-------- Data segment --------

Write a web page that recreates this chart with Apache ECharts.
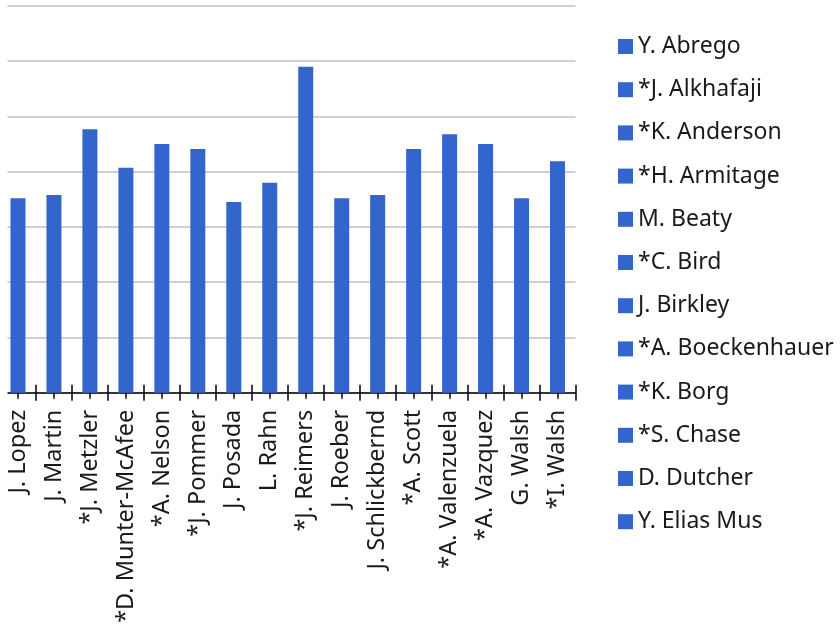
<!DOCTYPE html>
<html><head><meta charset="utf-8">
<script src="https://cdn.jsdelivr.net/npm/echarts@6/dist/echarts.min.js"></script>
<style>html,body{margin:0;padding:0;background:#fff}#c{width:840px;height:635px}</style>
</head><body><div id="c"></div>
<script>
const categories = ["J. Lopez","J. Martin","*J. Metzler","*D. Munter-McAfee","*A. Nelson","*J. Pommer","J. Posada","L. Rahn","*J. Reimers","J. Roeber","J. Schlickbernd","*A. Scott","*A. Valenzuela","*A. Vazquez","G. Walsh","*I. Walsh"];
const values = [35.2,35.8,47.7,40.7,45.0,44.1,34.5,38.0,59.0,35.2,35.8,44.1,46.8,45.0,35.2,41.9];
const legendNames = ["Y. Abrego","*J. Alkhafaji","*K. Anderson","*H. Armitage","M. Beaty","*C. Bird","J. Birkley","*A. Boeckenhauer","*K. Borg","*S. Chase","D. Dutcher","Y. Elias Mus"];
const yMin = 0, yMax = 70, yStep = 10;

const BLUE = '#3366cc';
const FONT = 'Noto Sans';
const chart = echarts.init(document.getElementById('c'), null, {renderer:'canvas'});

function tickAxis(align, inside, len, showLine, showLabel) {
  return {
    type:'category', data:categories, position:'bottom', boundaryGap:true,
    axisLine:{show:showLine, lineStyle:{color:'#000', width:1.5}},
    axisTick:{show:true, alignWithLabel:align, inside:inside, length:len, lineStyle:{color:'#000', width:1.5}},
    axisLabel:{show:showLabel, rotate:90, margin:17, fontFamily:FONT, fontSize:23.5, color:'#1a1a1a', interval:0},
    splitLine:{show:false}
  };
}

const series = [{
  name:'main', type:'bar', stack:'s', data:values, barWidth:15,
  itemStyle:{color:BLUE}, silent:true
}].concat(legendNames.map(n => ({name:n, type:'bar', stack:'s', data:[], itemStyle:{color:BLUE}})));

chart.setOption({
  animation:false,
  grid:{left:-3.7, right:840-575.5, top:6, bottom:635-392.7, containLabel:false},
  xAxis:[
    tickAxis(false,false,8,true,true),
    tickAxis(false,true,8,false,false),
    tickAxis(true,false,6,false,false),
    tickAxis(true,true,4,false,false)
  ],
  yAxis:{type:'value', min:yMin, max:yMax, interval:yStep,
    axisLine:{show:false}, axisTick:{show:false}, axisLabel:{show:false},
    splitLine:{show:true, lineStyle:{color:'#c0c0c0', width:1.5}}},
  legend:{orient:'vertical', left:618, top:35, padding:0, data:legendNames, icon:'rect',
    itemWidth:15, itemHeight:15, itemGap:20.2, selectedMode:false,
    textStyle:{fontFamily:FONT, fontSize:23, color:'#1a1a1a', lineHeight:23}},
  graphic:[{type:'rect', left:0, top:0, z:100, shape:{x:0,y:0,width:7.5,height:403}, style:{fill:'#fff'}}],
  series:series
});
</script></body></html>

--------

### Aim:
The data should be printed again unchanged; leave its pictures out.

### Solution:
Write a web page that recreates this chart with Apache ECharts.
<!DOCTYPE html>
<html><head><meta charset="utf-8">
<script src="https://cdn.jsdelivr.net/npm/echarts@6/dist/echarts.min.js"></script>
<style>html,body{margin:0;padding:0;background:#fff}#c{width:840px;height:635px}</style>
</head><body><div id="c"></div>
<script>
const categories = ["J. Lopez","J. Martin","*J. Metzler","*D. Munter-McAfee","*A. Nelson","*J. Pommer","J. Posada","L. Rahn","*J. Reimers","J. Roeber","J. Schlickbernd","*A. Scott","*A. Valenzuela","*A. Vazquez","G. Walsh","*I. Walsh"];
const values = [35.2,35.8,47.7,40.7,45.0,44.1,34.5,38.0,59.0,35.2,35.8,44.1,46.8,45.0,35.2,41.9];
const legendNames = ["Y. Abrego","*J. Alkhafaji","*K. Anderson","*H. Armitage","M. Beaty","*C. Bird","J. Birkley","*A. Boeckenhauer","*K. Borg","*S. Chase","D. Dutcher","Y. Elias Mus"];
const yMin = 0, yMax = 70, yStep = 10;

const BLUE = '#3366cc';
const FONT = 'Noto Sans';
const chart = echarts.init(document.getElementById('c'), null, {renderer:'canvas'});

function tickAxis(align, inside, len, showLine, showLabel) {
  return {
    type:'category', data:categories, position:'bottom', boundaryGap:true,
    axisLine:{show:showLine, lineStyle:{color:'#000', width:1.5}},
    axisTick:{show:true, alignWithLabel:align, inside:inside, length:len, lineStyle:{color:'#000', width:1.5}},
    axisLabel:{show:showLabel, rotate:90, margin:17, fontFamily:FONT, fontSize:23.5, color:'#1a1a1a', interval:0},
    splitLine:{show:false}
  };
}

const series = [{
  name:'main', type:'bar', stack:'s', data:values, barWidth:15,
  itemStyle:{color:BLUE}, silent:true
}].concat(legendNames.map(n => ({name:n, type:'bar', stack:'s', data:[], itemStyle:{color:BLUE}})));

chart.setOption({
  animation:false,
  grid:{left:-3.7, right:840-575.5, top:6, bottom:635-392.7, containLabel:false},
  xAxis:[
    tickAxis(false,false,8,true,true),
    tickAxis(false,true,8,false,false),
    tickAxis(true,false,6,false,false),
    tickAxis(true,true,4,false,false)
  ],
  yAxis:{type:'value', min:yMin, max:yMax, interval:yStep,
    axisLine:{show:false}, axisTick:{show:false}, axisLabel:{show:false},
    splitLine:{show:true, lineStyle:{color:'#c0c0c0', width:1.5}}},
  legend:{orient:'vertical', left:618, top:35, padding:0, data:legendNames, icon:'rect',
    itemWidth:15, itemHeight:15, itemGap:20.2, selectedMode:false,
    textStyle:{fontFamily:FONT, fontSize:23, color:'#1a1a1a', lineHeight:23}},
  graphic:[{type:'rect', left:0, top:0, z:100, shape:{x:0,y:0,width:7.5,height:403}, style:{fill:'#fff'}}],
  series:series
});
</script></body></html>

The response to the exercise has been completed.